— Supplied material —
━━━━━━━━━━━━━━━━━━━━

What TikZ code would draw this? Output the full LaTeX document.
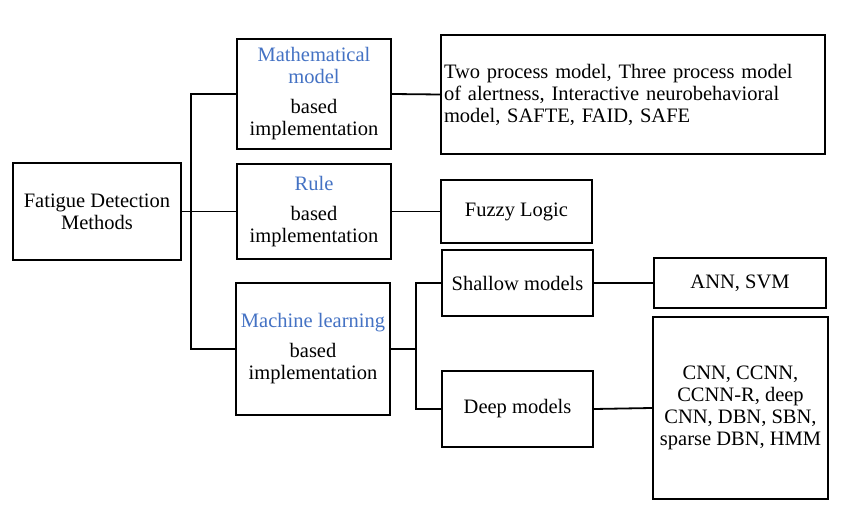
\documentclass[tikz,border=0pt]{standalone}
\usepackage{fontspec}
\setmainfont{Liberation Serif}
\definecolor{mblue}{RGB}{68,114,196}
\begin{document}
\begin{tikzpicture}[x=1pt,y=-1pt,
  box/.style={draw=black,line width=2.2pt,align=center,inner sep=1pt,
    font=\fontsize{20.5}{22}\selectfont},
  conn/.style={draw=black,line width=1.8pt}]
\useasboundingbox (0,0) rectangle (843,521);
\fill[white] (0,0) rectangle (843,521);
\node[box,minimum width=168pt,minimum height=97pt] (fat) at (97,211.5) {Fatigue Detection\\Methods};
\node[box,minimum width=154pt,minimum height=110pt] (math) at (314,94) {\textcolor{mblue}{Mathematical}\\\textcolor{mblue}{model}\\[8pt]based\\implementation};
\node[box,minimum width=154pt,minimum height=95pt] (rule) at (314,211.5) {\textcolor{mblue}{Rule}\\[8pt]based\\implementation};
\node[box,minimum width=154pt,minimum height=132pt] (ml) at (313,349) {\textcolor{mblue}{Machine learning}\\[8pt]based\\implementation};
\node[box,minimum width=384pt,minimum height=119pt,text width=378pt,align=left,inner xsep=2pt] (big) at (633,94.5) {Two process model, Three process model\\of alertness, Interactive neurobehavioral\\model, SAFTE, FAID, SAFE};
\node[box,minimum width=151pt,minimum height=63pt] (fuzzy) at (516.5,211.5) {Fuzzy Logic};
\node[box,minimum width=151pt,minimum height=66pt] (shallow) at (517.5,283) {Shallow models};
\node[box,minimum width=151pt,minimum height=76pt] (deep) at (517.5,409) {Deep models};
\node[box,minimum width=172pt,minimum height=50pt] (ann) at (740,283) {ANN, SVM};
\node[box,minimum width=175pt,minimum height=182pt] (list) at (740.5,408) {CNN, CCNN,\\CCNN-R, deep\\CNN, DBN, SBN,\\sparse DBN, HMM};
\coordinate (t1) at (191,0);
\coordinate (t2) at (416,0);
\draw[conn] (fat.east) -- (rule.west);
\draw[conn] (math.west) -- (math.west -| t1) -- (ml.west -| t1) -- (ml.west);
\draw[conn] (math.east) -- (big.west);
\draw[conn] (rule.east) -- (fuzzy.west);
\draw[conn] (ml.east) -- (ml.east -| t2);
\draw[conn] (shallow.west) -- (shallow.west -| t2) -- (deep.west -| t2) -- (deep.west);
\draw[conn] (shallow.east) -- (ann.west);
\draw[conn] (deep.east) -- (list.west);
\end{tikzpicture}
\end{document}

━━━━━━━━━━━━━━━━━━━━

— Job —
Reproduce all of the data exactly; the pictures do not belong in the copy.

— Response —
What TikZ code would draw this? Output the full LaTeX document.
\documentclass[tikz,border=0pt]{standalone}
\usepackage{fontspec}
\setmainfont{Liberation Serif}
\definecolor{mblue}{RGB}{68,114,196}
\begin{document}
\begin{tikzpicture}[x=1pt,y=-1pt,
  box/.style={draw=black,line width=2.2pt,align=center,inner sep=1pt,
    font=\fontsize{20.5}{22}\selectfont},
  conn/.style={draw=black,line width=1.8pt}]
\useasboundingbox (0,0) rectangle (843,521);
\fill[white] (0,0) rectangle (843,521);
\node[box,minimum width=168pt,minimum height=97pt] (fat) at (97,211.5) {Fatigue Detection\\Methods};
\node[box,minimum width=154pt,minimum height=110pt] (math) at (314,94) {\textcolor{mblue}{Mathematical}\\\textcolor{mblue}{model}\\[8pt]based\\implementation};
\node[box,minimum width=154pt,minimum height=95pt] (rule) at (314,211.5) {\textcolor{mblue}{Rule}\\[8pt]based\\implementation};
\node[box,minimum width=154pt,minimum height=132pt] (ml) at (313,349) {\textcolor{mblue}{Machine learning}\\[8pt]based\\implementation};
\node[box,minimum width=384pt,minimum height=119pt,text width=378pt,align=left,inner xsep=2pt] (big) at (633,94.5) {Two process model, Three process model\\of alertness, Interactive neurobehavioral\\model, SAFTE, FAID, SAFE};
\node[box,minimum width=151pt,minimum height=63pt] (fuzzy) at (516.5,211.5) {Fuzzy Logic};
\node[box,minimum width=151pt,minimum height=66pt] (shallow) at (517.5,283) {Shallow models};
\node[box,minimum width=151pt,minimum height=76pt] (deep) at (517.5,409) {Deep models};
\node[box,minimum width=172pt,minimum height=50pt] (ann) at (740,283) {ANN, SVM};
\node[box,minimum width=175pt,minimum height=182pt] (list) at (740.5,408) {CNN, CCNN,\\CCNN-R, deep\\CNN, DBN, SBN,\\sparse DBN, HMM};
\coordinate (t1) at (191,0);
\coordinate (t2) at (416,0);
\draw[conn] (fat.east) -- (rule.west);
\draw[conn] (math.west) -- (math.west -| t1) -- (ml.west -| t1) -- (ml.west);
\draw[conn] (math.east) -- (big.west);
\draw[conn] (rule.east) -- (fuzzy.west);
\draw[conn] (ml.east) -- (ml.east -| t2);
\draw[conn] (shallow.west) -- (shallow.west -| t2) -- (deep.west -| t2) -- (deep.west);
\draw[conn] (shallow.east) -- (ann.west);
\draw[conn] (deep.east) -- (list.west);
\end{tikzpicture}
\end{document}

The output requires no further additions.